Say we have two integers $n$ and $k$, such that $0 < k < n$ and $gcd(n, k) = 1$.
Why is it that if we take every integer $x\in\{0,\dots, n-1\}$ and compute $k\cdot x \ (mod \ n)$, we get as remainders all numbers from $0$ to $n-1$, with no repeats?
In other words, why is $\ f:\{0,\dots,n-1\}\rightarrow\{0,\dots,n-1\}$, $\ f(x)=k\cdot x\ (mod\ n)$ a bijection for $k,n\in\mathbb{N},\ gcd(k,n)=1$?
On
See below for a few ways to prove it. $ $ OP is $\rm\, c,d = k,0\,$ below.

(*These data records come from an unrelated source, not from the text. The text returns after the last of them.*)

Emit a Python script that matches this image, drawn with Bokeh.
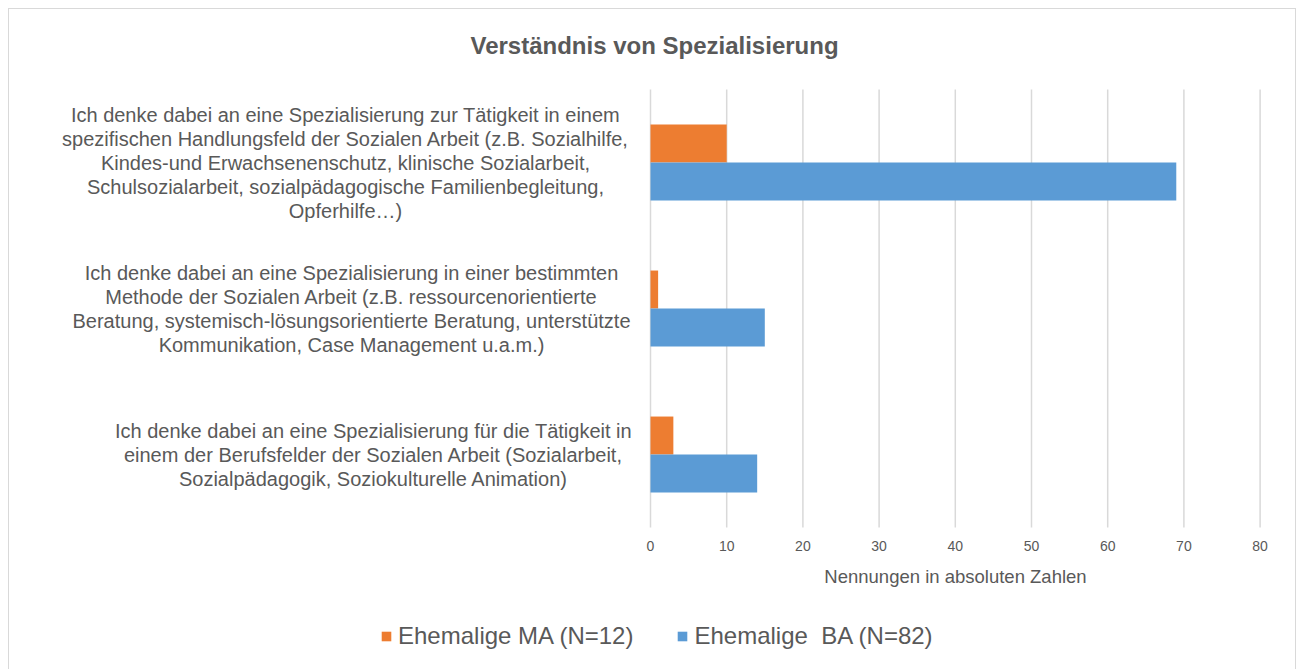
from bokeh.plotting import figure
from bokeh.models import Range1d, Label, Legend, LegendItem, FixedTicker
from bokeh.embed import file_html
from bokeh.resources import INLINE

# ---------------- data ----------------
title_text = "Verständnis von Spezialisierung"
axis_title = "Nennungen in absoluten Zahlen"
categories = [
    ["Ich denke dabei an eine Spezialisierung zur Tätigkeit in einem",
     "spezifischen Handlungsfeld der Sozialen Arbeit (z.B. Sozialhilfe,",
     "Kindes-und Erwachsenenschutz, klinische Sozialarbeit,",
     "Schulsozialarbeit, sozialpädagogische Familienbegleitung,",
     "Opferhilfe…)"],
    ["Ich denke dabei an eine Spezialisierung in einer bestimmten",
     "Methode der Sozialen Arbeit (z.B. ressourcenorientierte",
     "Beratung, systemisch-lösungsorientierte Beratung, unterstützte",
     "Kommunikation, Case Management u.a.m.)"],
    ["Ich denke dabei an eine Spezialisierung für die Tätigkeit in",
     "einem der Berufsfelder der Sozialen Arbeit (Sozialarbeit,",
     "Sozialpädagogik, Soziokulturelle Animation)"],
]
series_names = ["Ehemalige MA (N=12)", "Ehemalige  BA (N=82)"]
ma_values = [10, 1, 3]
ba_values = [69, 15, 14]
x_ticks = [0, 10, 20, 30, 40, 50, 60, 70, 80]

# ---------------- style / layout (pixels) ----------------
FONT = "Liberation Sans"
TEXT = "#595959"
GRID = "#D9D9D9"
ORANGE = "#ED7D31"
BLUE = "#5B9BD5"
W, H = 1288, 661                 # canvas (page offset 8px margin + 1px border)
X0_PX, PX_PER_X = 641.0, 7.62    # where value 0 sits, pixels per unit
Y_TOP_PX, CAT_PX = 80.0, 146.0   # top of category band, pixels per category
BAR_H = 0.26
LABEL_CENTER_PX = [336, 342, 364]  # horizontal centre of each label block
LINE_PX = 24
TITLE_PX = (645, 36)
LEGEND_PX = (371, 20)

n = len(categories)
x_lo = -X0_PX / PX_PER_X
x_hi = (W - X0_PX) / PX_PER_X
y_hi = n + Y_TOP_PX / CAT_PX
y_lo = n - (H - Y_TOP_PX) / CAT_PX

def px_to_x(px):
    return (px - X0_PX) / PX_PER_X

def px_to_y(py):
    return n - (py - Y_TOP_PX) / CAT_PX

p = figure(width=W, height=H, output_backend="svg", toolbar_location=None,
           x_range=Range1d(x_lo, x_hi), y_range=Range1d(y_lo, y_hi),
           min_border=0, min_border_left=0, min_border_right=0,
           min_border_top=0, min_border_bottom=0)
p.styles = {"margin-left": "8px", "margin-top": "8px",
            "border-left": "1px solid #D9D9D9", "border-top": "1px solid #D9D9D9",
            "border-right": "1px solid #D9D9D9"}
p.outline_line_color = None
p.background_fill_color = "white"
p.border_fill_color = "white"
p.grid.visible = False
p.yaxis.visible = False

# vertical gridlines over the category band
p.segment(x0=x_ticks, x1=x_ticks, y0=[0] * len(x_ticks), y1=[n] * len(x_ticks),
          line_color=GRID, line_width=1.5)

centers = [n - i - 0.5 for i in range(n)]
ma_y = [c + BAR_H / 2 for c in centers]
ba_y = [c - BAR_H / 2 for c in centers]
r_ma = p.hbar(y=ma_y, right=ma_values, left=0, height=BAR_H, fill_color=ORANGE, line_color=None)
r_ba = p.hbar(y=ba_y, right=ba_values, left=0, height=BAR_H, fill_color=BLUE, line_color=None)

# x axis drawn at value-axis baseline
xa = p.xaxis[0]
xa.fixed_location = 0
xa.bounds = (x_ticks[0], x_ticks[-1])
xa.ticker = FixedTicker(ticks=x_ticks)
xa.axis_line_color = None
xa.major_tick_line_color = None
xa.minor_tick_line_color = None
xa.major_tick_out = 0
xa.major_tick_in = 0
xa.major_label_standoff = 13
xa.major_label_text_font = FONT
xa.major_label_text_font_size = "14px"
xa.major_label_text_color = TEXT
xa.axis_label = axis_title
xa.axis_label_text_font = FONT
xa.axis_label_text_font_size = "18.5px"
xa.axis_label_text_font_style = "normal"
xa.axis_label_text_color = TEXT
xa.axis_label_standoff = 12

# category labels (each line centred, block right-aligned to the axis)
step = LINE_PX / CAT_PX
for lines, c, cx in zip(categories, centers, LABEL_CENTER_PX):
    k = len(lines)
    for j, line in enumerate(lines):
        y = c + ((k - 1) / 2 - j) * step
        p.add_layout(Label(x=px_to_x(cx), y=y, text=line,
                           text_align="center", text_baseline="middle",
                           text_font=FONT, text_font_size="20px", text_color=TEXT))

# title
p.add_layout(Label(x=px_to_x(TITLE_PX[0]), y=px_to_y(TITLE_PX[1]), text=title_text,
                   text_align="center", text_baseline="middle",
                   text_font=FONT, text_font_size="24px", text_font_style="bold",
                   text_color=TEXT))

legend = Legend(items=[LegendItem(label=series_names[0], renderers=[r_ma]),
                       LegendItem(label=series_names[1], renderers=[r_ba])],
                orientation="horizontal", location=LEGEND_PX,
                glyph_width=12, glyph_height=12, label_standoff=6, spacing=43,
                padding=0, margin=0, border_line_color=None, background_fill_alpha=0,
                label_text_font=FONT, label_text_font_size="24px", label_text_color=TEXT,
                label_height=28)
p.add_layout(legend, "center")

open("out.html", "w").write(file_html(p, INLINE))
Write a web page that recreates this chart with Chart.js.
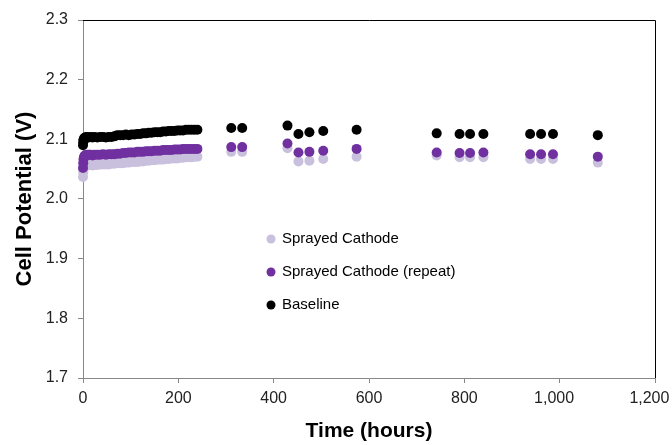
<!DOCTYPE html>
<html>
<head>
<meta charset="utf-8">
<script src="https://cdn.jsdelivr.net/npm/chart.js@4/dist/chart.umd.min.js"></script>
<style>
  html, body { margin: 0; padding: 0; background: #fff; }
  canvas { display: block; }
</style>
</head>
<body>
<canvas id="myChart" width="672" height="445"></canvas>
<script>
// time in hours (dense logging up to 240 h, then spot checks)
var hours = [
  0, 0.5, 1, 2, 3, 4, 6, 8,
  12, 16, 20, 24, 30, 36, 42, 48,
  54, 60, 66, 72, 78, 84, 90, 96,
  102, 108, 114, 120, 126, 132, 138, 144,
  150, 156, 162, 168, 174, 180, 186, 192,
  198, 204, 210, 216, 222, 228, 234, 240,
  311, 334, 429, 452, 475, 504, 574, 742,
  790, 812, 840, 938, 961, 986, 1080
];

var sprayed = [
  2.037, 2.045, 2.050, 2.053, 2.055, 2.056, 2.056, 2.057,
  2.057, 2.057, 2.056, 2.057, 2.057, 2.058, 2.058, 2.058,
  2.058, 2.059, 2.059, 2.060, 2.060, 2.060, 2.061, 2.061,
  2.062, 2.062, 2.062, 2.063, 2.063, 2.064, 2.064, 2.065,
  2.065, 2.066, 2.066, 2.066, 2.067, 2.067, 2.068, 2.068,
  2.068, 2.069, 2.069, 2.070, 2.070, 2.070, 2.071, 2.071,
  2.079, 2.079, 2.085, 2.063, 2.064, 2.067, 2.071, 2.073,
  2.070, 2.070, 2.070, 2.067, 2.067, 2.067, 2.061
];

var sprayedRepeat = [
  2.052, 2.060, 2.066, 2.070, 2.072, 2.073, 2.073, 2.074,
  2.074, 2.074, 2.073, 2.074, 2.074, 2.074, 2.075, 2.074,
  2.075, 2.075, 2.075, 2.076, 2.076, 2.077, 2.077, 2.078,
  2.078, 2.078, 2.079, 2.079, 2.079, 2.080, 2.080, 2.080,
  2.081, 2.081, 2.081, 2.082, 2.082, 2.082, 2.082, 2.083,
  2.083, 2.083, 2.084, 2.084, 2.084, 2.084, 2.084, 2.084,
  2.087, 2.087, 2.093, 2.078, 2.079, 2.081, 2.084, 2.078,
  2.077, 2.077, 2.078, 2.075, 2.075, 2.075, 2.071
];

var baseline = [
  2.090, 2.095, 2.099, 2.101, 2.102, 2.103, 2.103, 2.104,
  2.103, 2.104, 2.103, 2.104, 2.103, 2.104, 2.104, 2.103,
  2.104, 2.104, 2.105, 2.107, 2.107, 2.107, 2.108, 2.107,
  2.108, 2.108, 2.109, 2.109, 2.110, 2.110, 2.111, 2.111,
  2.112, 2.112, 2.112, 2.113, 2.113, 2.114, 2.114, 2.114,
  2.115, 2.115, 2.115, 2.116, 2.116, 2.116, 2.116, 2.116,
  2.119, 2.119, 2.123, 2.109, 2.112, 2.114, 2.116, 2.110,
  2.109, 2.109, 2.109, 2.109, 2.109, 2.109, 2.107
];

var seriesNames = ['Sprayed Cathode', 'Sprayed Cathode (repeat)', 'Baseline'];
var seriesColors = ['#c9c0dd', '#7030a0', '#000000'];

function toPoints(vals) {
  return vals.map(function (v, i) { return { x: hours[i], y: v }; });
}

var FONT = "'Liberation Sans', Arial, sans-serif";

// frame on top/right + legend sitting inside the plot
var extras = {
  id: 'extras',
  afterDraw: function (chart) {
    var ctx = chart.ctx;
    var a = chart.chartArea;
    ctx.save();
    ctx.strokeStyle = '#000';
    ctx.lineWidth = 1;
    ctx.beginPath();
    ctx.moveTo(a.left, a.top + 0.5);
    ctx.lineTo(a.right + 0.5, a.top + 0.5);
    ctx.lineTo(a.right + 0.5, a.bottom);
    ctx.stroke();

    ctx.font = '15px ' + FONT;
    ctx.textBaseline = 'middle';
    ctx.fillStyle = '#000';
    var rows = [239, 272, 305];
    chart.data.datasets.forEach(function (ds, i) {
      ctx.beginPath();
      ctx.fillStyle = ds.backgroundColor;
      ctx.arc(271, rows[i], 4.5, 0, Math.PI * 2);
      ctx.fill();
      ctx.fillStyle = '#000';
      ctx.fillText(ds.label, 282, rows[i]);
    });
    ctx.restore();
  }
};

var ctx = document.getElementById('myChart');
var myChart = new Chart(ctx, {
  type: 'scatter',
  data: {
    datasets: [{
      label: seriesNames[0],
      data: toPoints(sprayed),
      backgroundColor: seriesColors[0],
      borderColor: seriesColors[0],
      clip: false,
      order: 3
    }, {
      label: seriesNames[1],
      data: toPoints(sprayedRepeat),
      backgroundColor: seriesColors[1],
      borderColor: seriesColors[1],
      clip: false,
      order: 2
    }, {
      label: seriesNames[2],
      data: toPoints(baseline),
      backgroundColor: seriesColors[2],
      borderColor: seriesColors[2],
      clip: false,
      order: 1
    }]
  },
  options: {
    responsive: false,
    animation: false,
    devicePixelRatio: 1,
    layout: { padding: { top: 20, right: 17, left: 0, bottom: 0 } },
    elements: { point: { radius: 5, borderWidth: 0, hoverRadius: 5 } },
    plugins: {
      legend: { display: false },
      tooltip: { enabled: false }
    },
    scales: {
      x: {
        type: 'linear',
        min: 0,
        max: 1200,
        grid: { drawOnChartArea: false, tickLength: 5, color: '#888' },
        border: { color: '#888' },
        ticks: {
          stepSize: 200,
          padding: 6,
          color: '#222',
          font: { family: FONT, size: 16 },
          callback: function (v) {
            var s = v.toLocaleString('en-US');
            // thousands labels sit a little left of their tick in the original
            return v >= 1000 ? s + '\u2002\u2009' : s;
          }
        },
        title: {
          display: true,
          text: 'Time (hours)',
          color: '#000',
          font: { family: FONT, size: 21, weight: 'bold' },
          padding: { top: 0, bottom: 1 }
        },
        afterFit: function (scale) {
          scale.height = 67;
          scale.paddingLeft = 0;
          scale.paddingRight = 0;
        }
      },
      y: {
        min: 1.7,
        max: 2.3,
        grid: { drawOnChartArea: false, tickLength: 5, color: '#888' },
        border: { color: '#888' },
        ticks: {
          stepSize: 0.1,
          padding: 10,
          color: '#222',
          font: { family: FONT, size: 16 },
          callback: function (v) { return v.toFixed(1); }
        },
        title: {
          display: true,
          text: 'Cell Potential (V)',
          color: '#000',
          font: { family: FONT, size: 22, weight: 'bold' },
          padding: { top: 12, bottom: 0 }
        },
        afterFit: function (scale) {
          scale.width = 83;
          scale.paddingTop = 0;
          scale.paddingBottom = 0;
        }
      }
    }
  },
  plugins: [extras]
});
</script>
</body>
</html>
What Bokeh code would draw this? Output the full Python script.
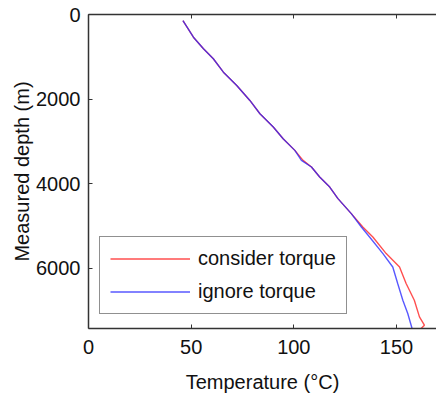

Theorem $\ $ The following are equivalent for integers $\rm\:c,d, n.$
$(1)\rm\ \ \ gcd(c,n) = 1$
$(2)\rm\ \ \ c\:$ is invertible $\rm\,(mod\ n)$
$(3)\rm\ \ \ x\to cx+d\:$ is $\:1$-$1\:$ $\rm\,(mod\ n),\,$ i.e. $\rm\,c\,$ is cancellable $\rm\!\bmod n,\,$ i.e. $\rm\,cx\equiv cy\Rightarrow x\equiv y$
$(4)\rm\ \ \ x\to cx+d\:$ is onto $\rm\,(mod\ n)$
Proof $\ (1\Rightarrow 2)\ $ By Bezout $\rm\, gcd(c,n)\! =\! 1\Rightarrow cd\!+\!kn =\! 1\,$ for $\rm\,d,k\in\Bbb Z\,$ $\rm\Rightarrow cd\equiv 1\!\pmod{\! n}$
$(2\Rightarrow 3)\ \ \ \rm cx\!+\!d \equiv cy\!+\!d\,\Rightarrow\,c(x\!-\!y)\equiv 0\,\Rightarrow\,x\!-\!y\equiv 0\,$ by multiplying by $\rm\,c^{-1}$
$(3\Rightarrow 4)\ \ $ Every $1$-$1$ function on a finite set is onto (pigeonhole).
$(4\Rightarrow 1)\ \ \ \rm x\to cx\,$ is onto, so $\rm\,cd\equiv 1,\,$ some $\rm\,d,\,$ i.e. $\rm\, cd+kn = 1,\,$ some $\rm\,k,\,$ so $\rm\gcd(c,n)=1$
See here for a conceptual proof of said Bezout identity for the gcd.
The assumptions imply that $k$ is invertible $\pmod n$. More precisely, Bezout tells us that $\gcd(n,k)=1$ implies the existence of integers $a,b$ such that $ak+bn=1$. We note that $ak\equiv 1 \pmod n$ so $a$ is a multiplicative inverse of $k\pmod n$.
Your claim follows at once from this. To see that a residue class $r$ is in the image of multiplication by $k$, we note that $k\times a\times r \equiv r \pmod n$. Thus the map is surjective (and as it is a map between finite sets of the same size, surjective implies bijective).
As another argument, note that the map is injective since $$k\times r_1\equiv k\times r_2\pmod n\implies n\,|\,k(r_1-r_2)$$
But, since $\gcd(n,k)=1$ this implies $n\,|\,r_1-r_2$. Again, since this is a map between finite sets of the same size, injective implies bijective.